4. Representations and Warranties of the Company.
---------------------------------------------
(a) Organization Good Standing and Qualification. The Company is a
--------------------------------------------
corporation duly organized, validly existing and in good standing under the laws
of the State of Delaware. The Company has all requisite corporate power and
authority to execute and deliver this Second Amendment and the Escrow Agreement
Amendment and the Amended Warrants (collectively, the "Related Agreements"), to
carry out the provisions of this Second Amendment and the Related Agreements,
and to carry on its business as presently conducted and as presently proposed to
be conducted. The Company is duly qualified and is authorized to do business
and is in good standing as a foreign corporation in all jurisdictions in which
the nature of its activities and of its properties (both owned and leased) makes
such qualification necessary, except for those jurisdictions in which failure to
do so could not reasonably be expected, individually or in the aggregate, to
have a material adverse effect on the Company or its business, assets, financial
condition, prospects, liabilities or results of operations (a "Material Adverse
Effect").
(b) Authorization; Binding Obligations.
----------------------------------
(i) All corporate action on the part of the Company, its officers,
directors and shareholders necessary for the authorization, execution and
delivery of this Second Amendment and the Related Agreements and the performance
of all obligations of the Company hereunder and thereunder has been taken. Each
of this Second Amendment and the Related Agreements are valid and binding
obligations of the Company enforceable in accordance with their terms, except
(1) as limited by applicable bankruptcy, insolvency, reorganization, moratorium
or other laws of general application affecting enforcement of creditors' rights
and (2) general principles of equity that restrict the availability of equitable
remedies. The subsequent exercise of the Amended Warrants and the issuance of
shares of Common Stock upon exercise thereof (the "Warrant Shares") are not and
will not be subject to any preemptive rights or rights of first refusal.
(ii) Other than filings which may be necessary pursuant to the Securities
Act of 1933, as amended (the "Securities Act"), the Securities Exchange Act of
1934, as amended (the "Exchange Act"), no notice to, filing with, exemption or
review by, or authorization, consent or approval of, any public body or
authority is necessary for the consummation by the Company of the transactions
contemplated by this Second Amendment.
(c) Compliance with Other Instruments.

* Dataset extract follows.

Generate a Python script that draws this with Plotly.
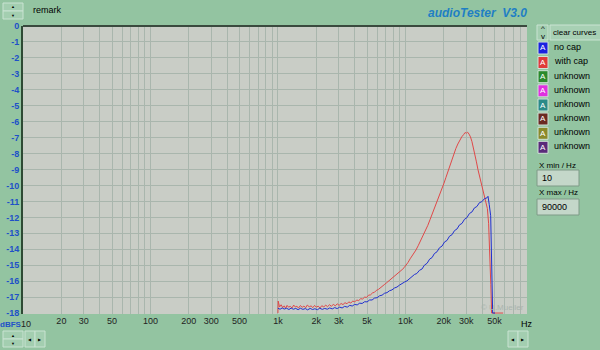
import plotly.graph_objects as go

# ---------------- data ----------------
red_freq = [1000, 1005, 1030, 1060, 1090, 1120, 1150, 1180, 1210, 1250, 1290, 1330, 1370, 1410,
            1450, 1500, 1550, 1600, 1650, 1700, 1760, 1820, 1880, 1940, 2000, 2070, 2140, 2210,
            2290, 2370, 2450, 2540, 2630, 2720, 2820, 2920, 3020, 3130, 3240, 3360, 3480, 3600,
            3730, 3870, 4010, 4150, 4300, 4460, 4620, 4790, 4960, 5140, 5330, 5520, 5720, 5920,
            6140, 6360, 6590, 6830, 7080, 7340, 7600, 7880, 8160, 8460, 8770, 9090, 9420, 9760,
            10100, 10500, 10900, 11300, 11700, 12100, 12600, 13000, 13500, 14000, 14500, 15000,
            15600, 16200, 16800, 17400, 18000, 18700, 19400, 20100, 20800, 21600, 22400, 23200,
            24000, 24900, 25800, 26700, 27700, 28700, 29400, 30100, 30800, 31600, 32400, 33300,
            34200, 35100, 36100, 37100, 38200, 39300, 40400, 41600, 42800, 44000, 45000, 46000,
            46800, 47500, 58500]
red_db = [-18.0, -17.25, -17.62, -17.48, -17.66, -17.55, -17.70, -17.52, -17.63, -17.58, -17.68,
          -17.50, -17.62, -17.57, -17.69, -17.53, -17.64, -17.56, -17.67, -17.50, -17.61, -17.55,
          -17.66, -17.52, -17.63, -17.57, -17.68, -17.54, -17.62, -17.50, -17.60, -17.48, -17.58,
          -17.45, -17.55, -17.42, -17.52, -17.40, -17.47, -17.35, -17.42, -17.30, -17.37, -17.25,
          -17.30, -17.18, -17.22, -17.10, -17.12, -17.00, -17.02, -16.88, -16.86, -16.74, -16.70,
          -16.58, -16.52, -16.40, -16.33, -16.22, -16.12, -16.02, -15.92, -15.83, -15.72, -15.62,
          -15.50, -15.40, -15.28, -15.16, -15.02, -14.82, -14.60, -14.42, -14.25, -14.05, -13.78,
          -13.55, -13.30, -13.05, -12.80, -12.50, -12.15, -11.82, -11.50, -11.20, -10.88, -10.55,
          -10.20, -9.85, -9.50, -9.10, -8.75, -8.38, -8.02, -7.68, -7.40, -7.15, -6.95, -6.80,
          -6.68, -6.72, -6.66, -6.78, -6.95, -7.25, -7.62, -8.05, -8.52, -9.00, -9.45, -9.88,
          -10.30, -10.72, -11.10, -11.45, -12.40, -14.20, -16.20, -18.0, -18.0]

blue_freq = [1000, 1040, 1080, 1120, 1170, 1220, 1270, 1320, 1380, 1440, 1500, 1570, 1640, 1710,
             1790, 1870, 1950, 2040, 2130, 2230, 2330, 2440, 2550, 2670, 2790, 2920, 3050, 3190,
             3340, 3500, 3660, 3830, 4000, 4190, 4380, 4580, 4790, 5010, 5240, 5480, 5730, 6000,
             6270, 6560, 6860, 7180, 7510, 7850, 8210, 8590, 8990, 9400, 9830, 10300, 10800,
             11300, 11800, 12300, 12900, 13500, 14100, 14800, 15500, 16200, 16900, 17700, 18500,
             19400, 20300, 21200, 22200, 23200, 24300, 25400, 26600, 27800, 29100, 30400, 31800,
             33300, 34800, 36400, 38100, 39800, 41700, 43600, 44500, 45500, 46700, 48400, 50500]
blue_db = [-17.70, -17.76, -17.68, -17.75, -17.70, -17.78, -17.69, -17.76, -17.71, -17.79, -17.70,
           -17.77, -17.72, -17.80, -17.71, -17.78, -17.73, -17.79, -17.70, -17.77, -17.71, -17.76,
           -17.68, -17.74, -17.66, -17.72, -17.63, -17.68, -17.58, -17.63, -17.52, -17.56, -17.46,
           -17.49, -17.38, -17.40, -17.29, -17.30, -17.18, -17.18, -17.06, -17.04, -16.92, -16.88,
           -16.76, -16.72, -16.60, -16.55, -16.43, -16.37, -16.25, -16.18, -16.06, -15.98, -15.84,
           -15.76, -15.58, -15.52, -15.32, -15.24, -15.00, -14.88, -14.62, -14.52, -14.27, -14.16,
           -13.91, -13.80, -13.54, -13.45, -13.18, -13.09, -12.83, -12.73, -12.47, -12.38, -12.12,
           -12.02, -11.76, -11.66, -11.41, -11.32, -11.08, -11.02, -10.83, -10.78, -10.68, -11.20,
           -11.90, -18.0, -18.0]

x_grid = [10, 20, 30, 40, 50, 60, 70, 80, 90,
          100, 200, 300, 400, 500, 600, 700, 800, 900,
          1000, 2000, 3000, 4000, 5000, 6000, 7000, 8000, 9000,
          10000, 20000, 30000, 40000, 50000, 60000, 70000, 80000, 90000]
x_labels = ["", "20", "30", "", "50", "", "", "", "",
            "100", "200", "300", "", "500", "", "", "", "",
            "1k", "2k", "3k", "", "5k", "", "", "", "",
            "10k", "20k", "30k", "", "50k", "", "", "", ""]
y_vals = [0, -1, -2, -3, -4, -5, -6, -7, -8, -9, -10, -11, -12, -13, -14, -15, -16, -17, -18]
y_labels = ["0", "-1", "-2", "-3", "-4", "-5", "-6", "-7", "-8", "-9", "-10", "-11", "-12",
            "-13", "-14", "-15", "-16", "-17", "-18"]

legend_names = ["no cap", "with cap", "unknown", "unknown", "unknown", "unknown", "unknown", "unknown"]
legend_colors = ["#1a22e0", "#e03a3a", "#2a8a2a", "#e030e0", "#2a8a88", "#6a2a22", "#8a8a2a", "#5a2a7a"]

# ---------------- geometry ----------------
W, H = 600, 350
L, R, T, B = 23, 527, 26, 314
GREEN = "#93c4a1"
BTN = "#a3ceb0"
FONT = "Liberation Sans"


def px(x):
    return (x - L) / (R - L)


def py(y):
    return (B - y) / (B - T)


fig = go.Figure()
fig.add_trace(go.Scatter(x=red_freq, y=red_db, mode="lines", line=dict(color="#e04848", width=1),
                         name="with cap", showlegend=False))
fig.add_trace(go.Scatter(x=blue_freq, y=blue_db, mode="lines", line=dict(color="#2030d0", width=1),
                         name="no cap", showlegend=False))

shapes = []
annotations = []


def rect(x0, y0, x1, y1, fill, line="#c9e3d2", lw=1):
    shapes.append(dict(type="rect", xref="paper", yref="paper", x0=px(x0), x1=px(x1),
                       y0=py(y1), y1=py(y0), fillcolor=fill, line=dict(color=line, width=lw),
                       layer="above"))


def text(x, y, s, size=9, color="black", xanchor="left", bold=False, italic=False):
    if bold:
        s = "<b>" + s + "</b>"
    if italic:
        s = "<i>" + s + "</i>"
    annotations.append(dict(xref="paper", yref="paper", x=px(x), y=py(y), text=s, showarrow=False,
                            xanchor=xanchor, yanchor="middle", borderpad=0,
                            font=dict(family=FONT, size=size, color=color)))


# top border of plot
shapes.append(dict(type="line", xref="paper", yref="paper", x0=0, x1=1, y0=1, y1=1,
                   line=dict(color="#3a4a3e", width=2), layer="above"))

# top-left spinner
rect(3, 3, 23, 11, BTN)
rect(3, 11, 23, 19, BTN)
text(13, 7, "▲", size=4, xanchor="center")
text(13, 15, "▼", size=4, xanchor="center")
text(32, 10, "remark", size=9)

# title
text(528, 13, "audioTester  V3.0", size=12, color="#1f7fc4", xanchor="right", bold=True, italic=True)

# bottom-left controls
rect(3, 331, 23, 339, BTN)
rect(3, 339, 23, 347, BTN)
text(13, 335, "▲", size=4, xanchor="center")
text(13, 343, "▼", size=4, xanchor="center")
rect(25, 331, 35, 347, BTN)
rect(35, 331, 45, 347, BTN)
text(30, 339, "◀", size=4, xanchor="center")
text(40, 339, "▶", size=4, xanchor="center")

# bottom-right controls
rect(508, 331, 518, 347, BTN)
rect(518, 331, 528, 347, BTN)
text(513, 339, "◀", size=4, xanchor="center")
text(523, 339, "▶", size=4, xanchor="center")

# axis unit labels ("dBFS" followed directly by the first frequency label)
text(-1, 324, "dBFS", size=8, color="#2050c8", bold=True)
text(20, 324, "10", size=9, color="#222222")
text(527, 324, "Hz", size=9, xanchor="center")

# watermark
text(525, 307, "© U.Mueller", size=8, color="#aab4ae", xanchor="right")

# right panel
rect(537, 25, 548, 40, BTN)
text(542.5, 29, "^", size=8, xanchor="center")
text(542.5, 36, "v", size=8, xanchor="center")
rect(550, 25, 601, 40, "#a8d0b4")
text(552, 32.5, "clear curves", size=8)

row_y = [48, 62.5, 76.7, 90.8, 105, 119, 133.3, 147.3]
for name, col, yy in zip(legend_names, legend_colors, row_y):
    rect(538, yy - 6, 548, yy + 6, col, line="#d0e4d8")
    text(543, yy, "A", size=8, color="white", xanchor="center")
    text(553, yy - 1, name, size=9)

text(538, 165, "X min / Hz", size=8)
rect(537, 170, 579, 186, "#c4d7c9", line="#7f9a87")
text(541, 178, "10", size=9)
text(538, 192, "X max / Hz", size=8)
rect(537, 199, 579, 215, "#c4d7c9", line="#7f9a87")
text(541, 207, "90000", size=9)

fig.update_layout(
    width=W, height=H,
    margin=dict(l=L, r=W - R, t=T, b=H - B, pad=0, autoexpand=False),
    paper_bgcolor=GREEN,
    plot_bgcolor="#c9cdc6",
    showlegend=False,
    shapes=shapes,
    annotations=annotations,
    font=dict(family=FONT, size=9, color="black"),
)
fig.update_xaxes(type="log", range=[1, 4.9542425], tickvals=x_grid, ticktext=x_labels,
                 showgrid=True, gridcolor="#a9b6ad", gridwidth=1, zeroline=False,
                 showline=False, ticks="", tickfont=dict(family=FONT, size=9, color="#222222"),
                 automargin=False, fixedrange=True)
fig.update_yaxes(range=[-18.06, 0], tickvals=y_vals, ticktext=y_labels,
                 showgrid=True, gridcolor="#a9b6ad", gridwidth=1, zeroline=False,
                 showline=True, linecolor="#2e4a34", linewidth=2, ticks="",
                 tickfont=dict(family=FONT, size=9, color="#2050c8", weight="bold"),
                 automargin=False, fixedrange=True)

fig.write_html("out.html")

The Company is not in violation or
---------------------------------
default under (i) any term of its Restated Certificate or Bylaws, (ii) any law,
ordinance, statute, rule or regulation or court order, judgment or decree or
(iii) any provision of any mortgage, indenture, contract, agreement, instrument
or contract to which it is party or by which it is bound or of any judgment,
decree, order, writ or any statute, rule or regulation applicable to the Company
which in the case of clause (iii) could reasonably be expected to, individually
or in the aggregate, have a Material Adverse Effect or which could have a
Material Adverse Effect, or which might materially and adversely affect the
consummation of the transactions contemplated by this Second Amendment or the
Related Agreements. The execution, delivery, and performance of and compliance
with this Second Amendment and the Related Agreements, and the issuance of the
Warrant Shares pursuant to the Amended Warrants will not result in any such
violation or default under clauses (i), (ii) or (iii) of the foregoing sentence,
or result in the creation of any mortgage, pledge, lien, encumbrance or charge
upon any of the properties or assets of the Company or the suspension,
revocation, impairment, forfeiture or nonrenewal of any permit,
license, authorization or approval applicable to the Company, its business or
operations or any of its assets or properties.
(d) Absence of Certain Changes. Since September 30, 2000, (i) no event,
--------------------------
change or circumstance has occurred which would have, or could reasonably be
expected to have, individually or in the aggregate, a Material Adverse Effect,
and (ii) the Company has carried on its business in the ordinary course
consistent with past practices.
5. Representations and Warranties of the Purchaser.
-----------------------------------------------
(a) Organization Good Standing and Qualification. The Purchaser is a
--------------------------------------------
corporation duly organized, validly existing and in good standing under the laws
of the State of Delaware. The Purchaser has all requisite corporate power and
authority to execute and deliver this Second Amendment and the Related
Agreements and to carry out the provisions of this Second Amendment and the
Related Agreements.
(b) Authorization; Binding Obligations. (i) All corporate action on the
----------------------------------
part of the Purchaser, its officers, directors and shareholders necessary for
the authorization, execution and delivery of this Second Amendment and the
Related Agreements and the performance of all obligations of the Purchaser
hereunder and thereunder has been taken. Each of this Second Amendment and the
Related Agreements are valid and binding obligations of the Purchaser
enforceable in accordance with their terms, except (1) as limited by applicable
bankruptcy, insolvency, reorganization, moratorium or other laws of general
application affecting enforcement of creditors' rights and (2) general
principles of equity that restrict the availability of equitable remedies.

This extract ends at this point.